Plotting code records
>> START

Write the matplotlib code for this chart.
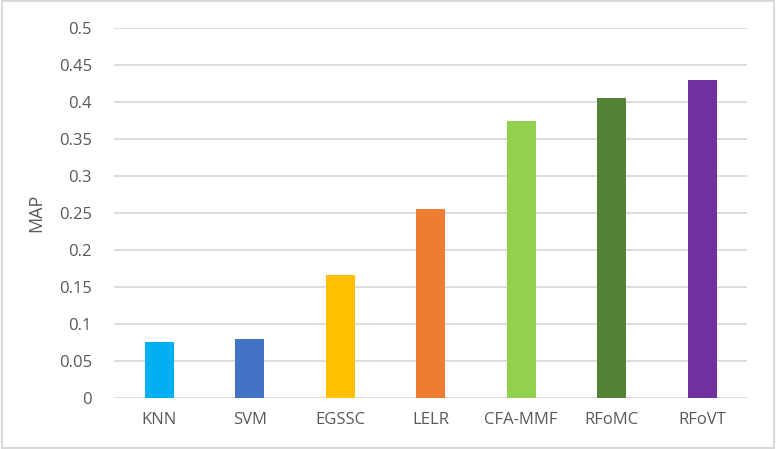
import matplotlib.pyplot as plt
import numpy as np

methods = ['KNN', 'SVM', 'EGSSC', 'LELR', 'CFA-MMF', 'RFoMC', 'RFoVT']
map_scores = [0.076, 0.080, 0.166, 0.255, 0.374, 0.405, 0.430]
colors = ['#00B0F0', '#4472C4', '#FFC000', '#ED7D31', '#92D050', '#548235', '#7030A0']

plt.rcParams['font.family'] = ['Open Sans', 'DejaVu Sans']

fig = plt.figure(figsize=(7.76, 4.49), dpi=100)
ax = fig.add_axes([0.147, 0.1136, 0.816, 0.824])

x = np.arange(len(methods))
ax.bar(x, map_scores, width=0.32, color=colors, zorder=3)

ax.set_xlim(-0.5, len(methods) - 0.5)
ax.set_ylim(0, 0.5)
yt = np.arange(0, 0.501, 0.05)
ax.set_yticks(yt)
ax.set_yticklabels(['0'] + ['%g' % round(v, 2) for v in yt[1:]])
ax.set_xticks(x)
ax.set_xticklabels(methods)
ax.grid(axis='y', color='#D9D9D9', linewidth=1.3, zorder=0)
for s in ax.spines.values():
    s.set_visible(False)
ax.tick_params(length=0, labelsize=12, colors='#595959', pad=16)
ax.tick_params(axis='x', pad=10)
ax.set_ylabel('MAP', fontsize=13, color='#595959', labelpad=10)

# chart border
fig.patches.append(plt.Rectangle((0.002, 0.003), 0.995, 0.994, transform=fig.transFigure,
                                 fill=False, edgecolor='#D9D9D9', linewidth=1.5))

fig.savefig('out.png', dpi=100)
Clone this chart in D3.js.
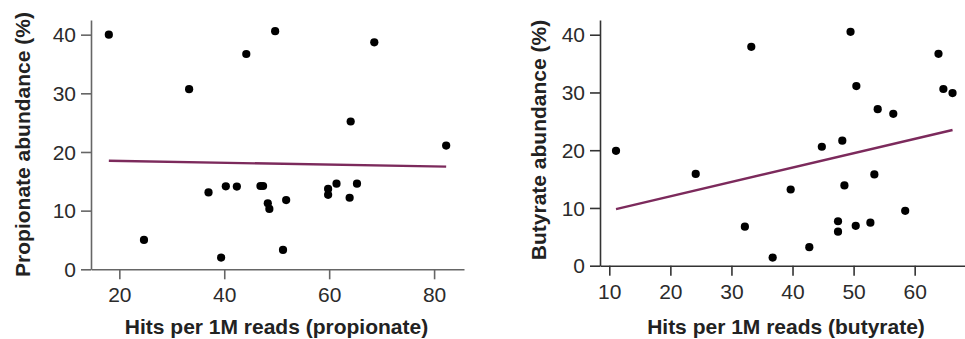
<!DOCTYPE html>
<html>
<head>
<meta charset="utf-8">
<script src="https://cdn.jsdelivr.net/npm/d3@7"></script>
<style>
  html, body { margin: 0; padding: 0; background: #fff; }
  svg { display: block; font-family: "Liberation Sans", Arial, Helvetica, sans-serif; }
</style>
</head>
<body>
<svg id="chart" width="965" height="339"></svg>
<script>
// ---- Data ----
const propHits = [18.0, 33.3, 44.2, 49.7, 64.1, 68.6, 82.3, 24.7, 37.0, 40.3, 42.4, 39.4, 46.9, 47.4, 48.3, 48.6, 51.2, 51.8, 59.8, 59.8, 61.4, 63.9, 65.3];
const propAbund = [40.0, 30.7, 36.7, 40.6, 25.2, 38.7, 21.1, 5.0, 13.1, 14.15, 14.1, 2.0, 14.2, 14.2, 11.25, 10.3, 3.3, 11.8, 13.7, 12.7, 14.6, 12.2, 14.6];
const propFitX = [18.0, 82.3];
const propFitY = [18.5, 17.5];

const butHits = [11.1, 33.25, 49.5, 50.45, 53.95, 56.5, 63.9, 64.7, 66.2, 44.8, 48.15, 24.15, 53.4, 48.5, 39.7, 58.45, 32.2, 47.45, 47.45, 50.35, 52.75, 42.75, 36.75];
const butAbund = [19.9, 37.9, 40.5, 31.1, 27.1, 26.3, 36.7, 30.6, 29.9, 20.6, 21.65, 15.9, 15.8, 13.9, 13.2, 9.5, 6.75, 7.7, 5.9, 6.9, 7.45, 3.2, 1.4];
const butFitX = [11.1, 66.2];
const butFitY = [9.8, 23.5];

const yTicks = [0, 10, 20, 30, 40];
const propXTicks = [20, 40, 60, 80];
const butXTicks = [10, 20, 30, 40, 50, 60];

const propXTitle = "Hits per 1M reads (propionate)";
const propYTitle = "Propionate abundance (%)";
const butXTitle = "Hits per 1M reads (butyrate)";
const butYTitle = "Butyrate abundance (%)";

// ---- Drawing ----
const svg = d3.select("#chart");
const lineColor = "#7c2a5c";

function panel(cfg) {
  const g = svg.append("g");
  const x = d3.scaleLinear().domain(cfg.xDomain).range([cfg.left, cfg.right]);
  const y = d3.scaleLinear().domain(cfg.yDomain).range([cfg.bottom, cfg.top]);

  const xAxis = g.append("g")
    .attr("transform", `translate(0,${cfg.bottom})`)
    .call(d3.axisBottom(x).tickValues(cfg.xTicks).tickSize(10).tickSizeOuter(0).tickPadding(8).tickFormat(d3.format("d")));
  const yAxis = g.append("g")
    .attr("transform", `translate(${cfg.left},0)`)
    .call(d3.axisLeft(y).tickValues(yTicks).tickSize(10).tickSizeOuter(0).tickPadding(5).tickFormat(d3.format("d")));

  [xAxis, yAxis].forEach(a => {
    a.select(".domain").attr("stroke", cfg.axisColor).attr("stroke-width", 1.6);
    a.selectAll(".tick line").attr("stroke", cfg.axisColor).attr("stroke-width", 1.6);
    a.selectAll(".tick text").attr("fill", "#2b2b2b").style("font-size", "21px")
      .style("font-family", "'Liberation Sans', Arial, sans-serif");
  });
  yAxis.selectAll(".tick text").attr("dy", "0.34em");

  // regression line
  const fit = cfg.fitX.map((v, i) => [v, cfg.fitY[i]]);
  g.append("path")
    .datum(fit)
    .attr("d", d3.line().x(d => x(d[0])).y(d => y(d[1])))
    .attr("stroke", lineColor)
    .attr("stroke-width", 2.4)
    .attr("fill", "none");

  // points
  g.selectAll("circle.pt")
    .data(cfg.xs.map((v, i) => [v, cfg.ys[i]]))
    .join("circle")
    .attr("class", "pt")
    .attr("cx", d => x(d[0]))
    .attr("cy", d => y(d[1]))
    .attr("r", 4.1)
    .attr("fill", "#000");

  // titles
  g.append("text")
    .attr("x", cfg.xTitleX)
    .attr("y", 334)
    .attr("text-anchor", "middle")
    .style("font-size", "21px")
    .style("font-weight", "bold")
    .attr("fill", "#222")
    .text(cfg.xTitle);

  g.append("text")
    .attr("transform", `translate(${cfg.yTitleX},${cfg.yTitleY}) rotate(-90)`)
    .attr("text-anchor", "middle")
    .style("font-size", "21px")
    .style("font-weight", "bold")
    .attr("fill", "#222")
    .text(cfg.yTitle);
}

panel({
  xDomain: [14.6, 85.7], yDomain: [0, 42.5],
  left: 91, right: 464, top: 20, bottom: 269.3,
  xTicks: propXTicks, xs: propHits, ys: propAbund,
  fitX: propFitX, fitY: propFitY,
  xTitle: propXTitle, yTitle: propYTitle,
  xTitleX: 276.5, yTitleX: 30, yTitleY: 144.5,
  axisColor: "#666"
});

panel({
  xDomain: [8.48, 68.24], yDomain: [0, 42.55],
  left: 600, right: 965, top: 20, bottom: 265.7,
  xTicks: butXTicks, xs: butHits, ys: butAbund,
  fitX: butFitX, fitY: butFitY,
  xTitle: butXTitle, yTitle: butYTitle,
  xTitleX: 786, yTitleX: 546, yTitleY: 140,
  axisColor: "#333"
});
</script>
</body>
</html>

>> END

▶ Work to complete:
In your copy, leave out the pictures and reproduce the material above exactly.

▶ Worked solution:
Write the matplotlib code for this chart.
import matplotlib.pyplot as plt
import numpy as np

methods = ['KNN', 'SVM', 'EGSSC', 'LELR', 'CFA-MMF', 'RFoMC', 'RFoVT']
map_scores = [0.076, 0.080, 0.166, 0.255, 0.374, 0.405, 0.430]
colors = ['#00B0F0', '#4472C4', '#FFC000', '#ED7D31', '#92D050', '#548235', '#7030A0']

plt.rcParams['font.family'] = ['Open Sans', 'DejaVu Sans']

fig = plt.figure(figsize=(7.76, 4.49), dpi=100)
ax = fig.add_axes([0.147, 0.1136, 0.816, 0.824])

x = np.arange(len(methods))
ax.bar(x, map_scores, width=0.32, color=colors, zorder=3)

ax.set_xlim(-0.5, len(methods) - 0.5)
ax.set_ylim(0, 0.5)
yt = np.arange(0, 0.501, 0.05)
ax.set_yticks(yt)
ax.set_yticklabels(['0'] + ['%g' % round(v, 2) for v in yt[1:]])
ax.set_xticks(x)
ax.set_xticklabels(methods)
ax.grid(axis='y', color='#D9D9D9', linewidth=1.3, zorder=0)
for s in ax.spines.values():
    s.set_visible(False)
ax.tick_params(length=0, labelsize=12, colors='#595959', pad=16)
ax.tick_params(axis='x', pad=10)
ax.set_ylabel('MAP', fontsize=13, color='#595959', labelpad=10)

# chart border
fig.patches.append(plt.Rectangle((0.002, 0.003), 0.995, 0.994, transform=fig.transFigure,
                                 fill=False, edgecolor='#D9D9D9', linewidth=1.5))

fig.savefig('out.png', dpi=100)
Clone this chart in D3.js.
<!DOCTYPE html>
<html>
<head>
<meta charset="utf-8">
<script src="https://cdn.jsdelivr.net/npm/d3@7"></script>
<style>
  html, body { margin: 0; padding: 0; background: #fff; }
  svg { display: block; font-family: "Liberation Sans", Arial, Helvetica, sans-serif; }
</style>
</head>
<body>
<svg id="chart" width="965" height="339"></svg>
<script>
// ---- Data ----
const propHits = [18.0, 33.3, 44.2, 49.7, 64.1, 68.6, 82.3, 24.7, 37.0, 40.3, 42.4, 39.4, 46.9, 47.4, 48.3, 48.6, 51.2, 51.8, 59.8, 59.8, 61.4, 63.9, 65.3];
const propAbund = [40.0, 30.7, 36.7, 40.6, 25.2, 38.7, 21.1, 5.0, 13.1, 14.15, 14.1, 2.0, 14.2, 14.2, 11.25, 10.3, 3.3, 11.8, 13.7, 12.7, 14.6, 12.2, 14.6];
const propFitX = [18.0, 82.3];
const propFitY = [18.5, 17.5];

const butHits = [11.1, 33.25, 49.5, 50.45, 53.95, 56.5, 63.9, 64.7, 66.2, 44.8, 48.15, 24.15, 53.4, 48.5, 39.7, 58.45, 32.2, 47.45, 47.45, 50.35, 52.75, 42.75, 36.75];
const butAbund = [19.9, 37.9, 40.5, 31.1, 27.1, 26.3, 36.7, 30.6, 29.9, 20.6, 21.65, 15.9, 15.8, 13.9, 13.2, 9.5, 6.75, 7.7, 5.9, 6.9, 7.45, 3.2, 1.4];
const butFitX = [11.1, 66.2];
const butFitY = [9.8, 23.5];

const yTicks = [0, 10, 20, 30, 40];
const propXTicks = [20, 40, 60, 80];
const butXTicks = [10, 20, 30, 40, 50, 60];

const propXTitle = "Hits per 1M reads (propionate)";
const propYTitle = "Propionate abundance (%)";
const butXTitle = "Hits per 1M reads (butyrate)";
const butYTitle = "Butyrate abundance (%)";

// ---- Drawing ----
const svg = d3.select("#chart");
const lineColor = "#7c2a5c";

function panel(cfg) {
  const g = svg.append("g");
  const x = d3.scaleLinear().domain(cfg.xDomain).range([cfg.left, cfg.right]);
  const y = d3.scaleLinear().domain(cfg.yDomain).range([cfg.bottom, cfg.top]);

  const xAxis = g.append("g")
    .attr("transform", `translate(0,${cfg.bottom})`)
    .call(d3.axisBottom(x).tickValues(cfg.xTicks).tickSize(10).tickSizeOuter(0).tickPadding(8).tickFormat(d3.format("d")));
  const yAxis = g.append("g")
    .attr("transform", `translate(${cfg.left},0)`)
    .call(d3.axisLeft(y).tickValues(yTicks).tickSize(10).tickSizeOuter(0).tickPadding(5).tickFormat(d3.format("d")));

  [xAxis, yAxis].forEach(a => {
    a.select(".domain").attr("stroke", cfg.axisColor).attr("stroke-width", 1.6);
    a.selectAll(".tick line").attr("stroke", cfg.axisColor).attr("stroke-width", 1.6);
    a.selectAll(".tick text").attr("fill", "#2b2b2b").style("font-size", "21px")
      .style("font-family", "'Liberation Sans', Arial, sans-serif");
  });
  yAxis.selectAll(".tick text").attr("dy", "0.34em");

  // regression line
  const fit = cfg.fitX.map((v, i) => [v, cfg.fitY[i]]);
  g.append("path")
    .datum(fit)
    .attr("d", d3.line().x(d => x(d[0])).y(d => y(d[1])))
    .attr("stroke", lineColor)
    .attr("stroke-width", 2.4)
    .attr("fill", "none");

  // points
  g.selectAll("circle.pt")
    .data(cfg.xs.map((v, i) => [v, cfg.ys[i]]))
    .join("circle")
    .attr("class", "pt")
    .attr("cx", d => x(d[0]))
    .attr("cy", d => y(d[1]))
    .attr("r", 4.1)
    .attr("fill", "#000");

  // titles
  g.append("text")
    .attr("x", cfg.xTitleX)
    .attr("y", 334)
    .attr("text-anchor", "middle")
    .style("font-size", "21px")
    .style("font-weight", "bold")
    .attr("fill", "#222")
    .text(cfg.xTitle);

  g.append("text")
    .attr("transform", `translate(${cfg.yTitleX},${cfg.yTitleY}) rotate(-90)`)
    .attr("text-anchor", "middle")
    .style("font-size", "21px")
    .style("font-weight", "bold")
    .attr("fill", "#222")
    .text(cfg.yTitle);
}

panel({
  xDomain: [14.6, 85.7], yDomain: [0, 42.5],
  left: 91, right: 464, top: 20, bottom: 269.3,
  xTicks: propXTicks, xs: propHits, ys: propAbund,
  fitX: propFitX, fitY: propFitY,
  xTitle: propXTitle, yTitle: propYTitle,
  xTitleX: 276.5, yTitleX: 30, yTitleY: 144.5,
  axisColor: "#666"
});

panel({
  xDomain: [8.48, 68.24], yDomain: [0, 42.55],
  left: 600, right: 965, top: 20, bottom: 265.7,
  xTicks: butXTicks, xs: butHits, ys: butAbund,
  fitX: butFitX, fitY: butFitY,
  xTitle: butXTitle, yTitle: butYTitle,
  xTitleX: 786, yTitleX: 546, yTitleY: 140,
  axisColor: "#333"
});
</script>
</body>
</html>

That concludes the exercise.